Surgery for BPH

Surgery For BPH

Surgery is generally considered when symptoms have not improved with another non-surgical BPH treatment. Surgical procedures typically remove large amounts of prostate tissue and are performed in a hospital or surgical center.  These operations are done under anesthesia and most patients will spend 1-2 nights in the hospital. You will have to wear a catheter for some time while you heal, and then it can be removed. Typically, the patient can expect a four to six week recovery period where they need to maintain reduced physical activity.

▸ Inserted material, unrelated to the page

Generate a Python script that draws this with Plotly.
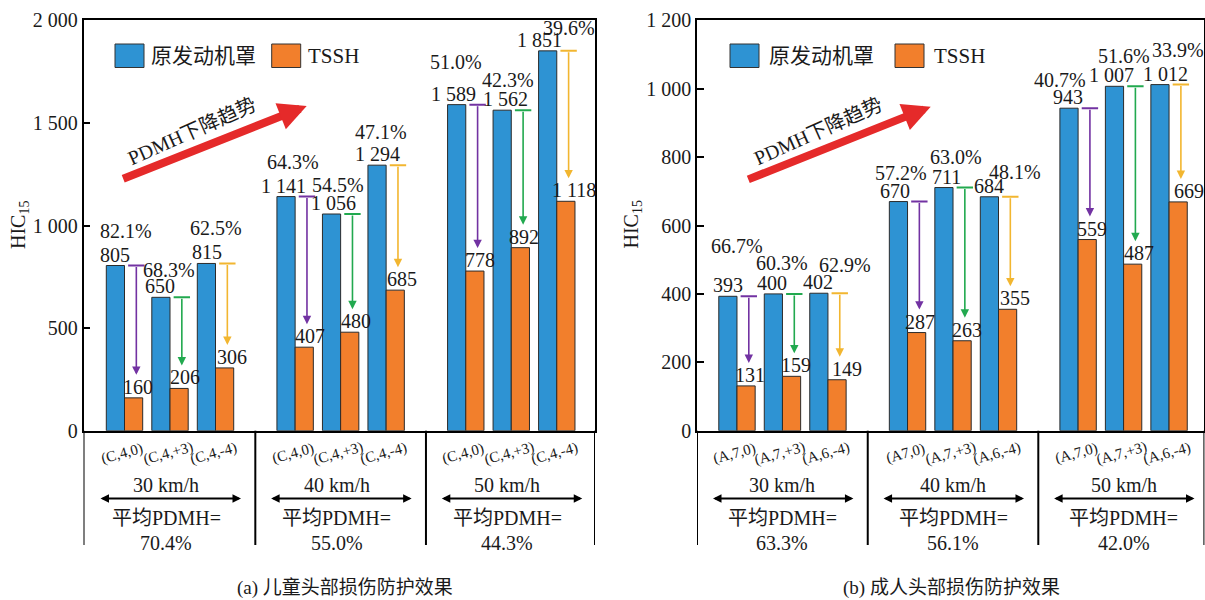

The most commonly performed surgical option is a Transurethral Resection of the Prostate.  This involves the insertion of a small rigid metal instrument through the urethra to cut away the enlarged prostate tissue.  Another alternative surgical procedure uses a laser to ablate prostatic tissue in much the same manner. Surgery is typically successful in resolving the patient’s BPH symptoms, but unfortunately involves a number of risks and side effects including a very high rate of retrograde ejaculation.

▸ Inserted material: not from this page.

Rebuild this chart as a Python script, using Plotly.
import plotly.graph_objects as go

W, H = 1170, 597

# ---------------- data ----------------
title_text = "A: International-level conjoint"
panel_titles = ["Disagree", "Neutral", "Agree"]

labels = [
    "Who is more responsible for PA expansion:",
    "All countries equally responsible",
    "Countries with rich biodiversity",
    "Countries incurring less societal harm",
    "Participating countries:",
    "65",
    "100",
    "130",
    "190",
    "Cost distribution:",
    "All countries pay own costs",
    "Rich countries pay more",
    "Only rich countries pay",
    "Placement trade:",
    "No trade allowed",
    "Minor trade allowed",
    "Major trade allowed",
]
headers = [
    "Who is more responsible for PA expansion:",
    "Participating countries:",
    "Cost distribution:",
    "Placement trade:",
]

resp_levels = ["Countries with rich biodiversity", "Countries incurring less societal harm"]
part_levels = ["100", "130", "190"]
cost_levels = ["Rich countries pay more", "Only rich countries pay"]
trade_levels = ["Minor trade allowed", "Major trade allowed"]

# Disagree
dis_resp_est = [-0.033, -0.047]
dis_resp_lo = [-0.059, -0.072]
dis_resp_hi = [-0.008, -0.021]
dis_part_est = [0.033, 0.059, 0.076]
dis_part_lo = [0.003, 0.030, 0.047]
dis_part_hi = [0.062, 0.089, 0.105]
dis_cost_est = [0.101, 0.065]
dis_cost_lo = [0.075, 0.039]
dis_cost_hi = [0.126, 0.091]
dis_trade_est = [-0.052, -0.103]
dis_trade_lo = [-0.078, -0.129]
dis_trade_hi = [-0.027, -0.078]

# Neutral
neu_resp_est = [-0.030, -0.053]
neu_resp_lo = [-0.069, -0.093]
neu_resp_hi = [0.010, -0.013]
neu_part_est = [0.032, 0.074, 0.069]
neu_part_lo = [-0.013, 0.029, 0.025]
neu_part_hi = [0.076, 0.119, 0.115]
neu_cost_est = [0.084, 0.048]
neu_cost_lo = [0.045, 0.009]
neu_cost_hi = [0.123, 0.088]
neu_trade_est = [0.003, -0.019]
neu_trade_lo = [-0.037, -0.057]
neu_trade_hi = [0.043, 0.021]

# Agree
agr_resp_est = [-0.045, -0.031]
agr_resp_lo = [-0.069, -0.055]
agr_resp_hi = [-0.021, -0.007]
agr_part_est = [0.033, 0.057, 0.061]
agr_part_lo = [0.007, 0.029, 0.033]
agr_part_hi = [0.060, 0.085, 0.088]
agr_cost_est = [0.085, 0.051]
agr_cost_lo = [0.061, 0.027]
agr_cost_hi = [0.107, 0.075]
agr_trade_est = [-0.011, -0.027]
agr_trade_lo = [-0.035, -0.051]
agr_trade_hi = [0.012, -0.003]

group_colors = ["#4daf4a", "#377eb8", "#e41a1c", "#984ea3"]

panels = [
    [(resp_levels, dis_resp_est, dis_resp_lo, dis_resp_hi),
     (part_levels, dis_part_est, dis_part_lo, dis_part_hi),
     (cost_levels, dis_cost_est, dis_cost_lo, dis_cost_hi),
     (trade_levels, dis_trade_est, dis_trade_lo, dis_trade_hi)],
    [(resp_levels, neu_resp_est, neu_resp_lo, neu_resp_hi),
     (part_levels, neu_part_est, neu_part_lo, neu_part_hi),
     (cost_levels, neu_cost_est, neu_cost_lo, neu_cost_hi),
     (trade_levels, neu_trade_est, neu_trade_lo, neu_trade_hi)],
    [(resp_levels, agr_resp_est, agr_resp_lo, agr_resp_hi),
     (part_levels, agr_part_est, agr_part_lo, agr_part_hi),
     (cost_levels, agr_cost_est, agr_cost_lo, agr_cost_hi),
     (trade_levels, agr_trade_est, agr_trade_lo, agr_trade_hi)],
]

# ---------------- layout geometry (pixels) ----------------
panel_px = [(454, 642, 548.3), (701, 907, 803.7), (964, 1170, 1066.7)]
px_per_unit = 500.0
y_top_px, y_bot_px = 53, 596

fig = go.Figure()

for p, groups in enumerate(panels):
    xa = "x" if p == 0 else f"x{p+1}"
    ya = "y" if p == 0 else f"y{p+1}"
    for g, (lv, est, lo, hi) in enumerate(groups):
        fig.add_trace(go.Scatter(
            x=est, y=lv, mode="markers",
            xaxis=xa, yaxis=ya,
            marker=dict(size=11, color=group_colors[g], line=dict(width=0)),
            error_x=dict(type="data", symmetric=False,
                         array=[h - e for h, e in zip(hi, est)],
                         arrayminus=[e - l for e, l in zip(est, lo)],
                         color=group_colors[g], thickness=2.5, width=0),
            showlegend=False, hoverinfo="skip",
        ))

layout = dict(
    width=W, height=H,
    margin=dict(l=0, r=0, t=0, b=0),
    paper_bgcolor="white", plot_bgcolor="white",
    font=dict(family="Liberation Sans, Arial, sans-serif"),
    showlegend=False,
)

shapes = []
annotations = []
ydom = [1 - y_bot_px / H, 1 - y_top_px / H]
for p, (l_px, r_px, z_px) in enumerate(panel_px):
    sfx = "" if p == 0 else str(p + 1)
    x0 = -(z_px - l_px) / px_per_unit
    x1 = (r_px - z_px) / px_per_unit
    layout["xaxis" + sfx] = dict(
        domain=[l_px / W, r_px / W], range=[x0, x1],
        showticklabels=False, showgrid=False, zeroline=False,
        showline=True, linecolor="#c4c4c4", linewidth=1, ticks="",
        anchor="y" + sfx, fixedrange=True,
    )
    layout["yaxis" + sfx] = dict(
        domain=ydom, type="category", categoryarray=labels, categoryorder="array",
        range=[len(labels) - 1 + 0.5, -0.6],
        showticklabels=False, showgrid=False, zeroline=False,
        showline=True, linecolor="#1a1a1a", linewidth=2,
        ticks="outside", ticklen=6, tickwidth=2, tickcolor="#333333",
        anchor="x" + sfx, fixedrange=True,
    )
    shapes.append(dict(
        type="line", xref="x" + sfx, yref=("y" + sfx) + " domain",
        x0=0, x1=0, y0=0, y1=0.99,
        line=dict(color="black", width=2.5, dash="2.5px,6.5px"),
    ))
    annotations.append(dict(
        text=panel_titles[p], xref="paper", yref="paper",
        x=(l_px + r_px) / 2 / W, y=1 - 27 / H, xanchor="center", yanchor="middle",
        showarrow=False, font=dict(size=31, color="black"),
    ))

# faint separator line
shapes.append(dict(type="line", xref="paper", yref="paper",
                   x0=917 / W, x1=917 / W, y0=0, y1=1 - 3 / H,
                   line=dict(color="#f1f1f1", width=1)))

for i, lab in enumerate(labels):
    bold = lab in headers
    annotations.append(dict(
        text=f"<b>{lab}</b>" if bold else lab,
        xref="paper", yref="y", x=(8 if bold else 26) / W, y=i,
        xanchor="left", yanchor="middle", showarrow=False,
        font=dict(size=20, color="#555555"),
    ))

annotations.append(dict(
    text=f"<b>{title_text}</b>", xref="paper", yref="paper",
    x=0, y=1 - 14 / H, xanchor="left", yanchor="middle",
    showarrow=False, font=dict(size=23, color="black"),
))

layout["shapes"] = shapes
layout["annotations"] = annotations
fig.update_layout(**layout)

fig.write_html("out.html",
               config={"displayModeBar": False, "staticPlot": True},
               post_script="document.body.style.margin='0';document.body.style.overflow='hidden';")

  • Effective for treatment of BPH symptoms
  • Most common surgery used to remove part of an enlarged prostate
  • Long track record of success

Perioperative and Short-Term Risks1,2

  • General anesthesia
  • Intracapsular perforation
  • TUR syndrome
  • Transfusions
  • Post operative pain and discomfort
  • Infection

Longer Term Complications1,2

  • Urethral stricture
  • Bladder neck stenosis
  • Retrograde ejaculation
  • Erection problems
  • Painful Urination

1AUA Treatment Guidelines: Benign Prostatic Hyperplasia (2010)
2Carter HB. Prostate Disorders: The Johns Hopkins White Papers. Baltimore, MD: Johns Hopkins Medicine; 2010:1-24.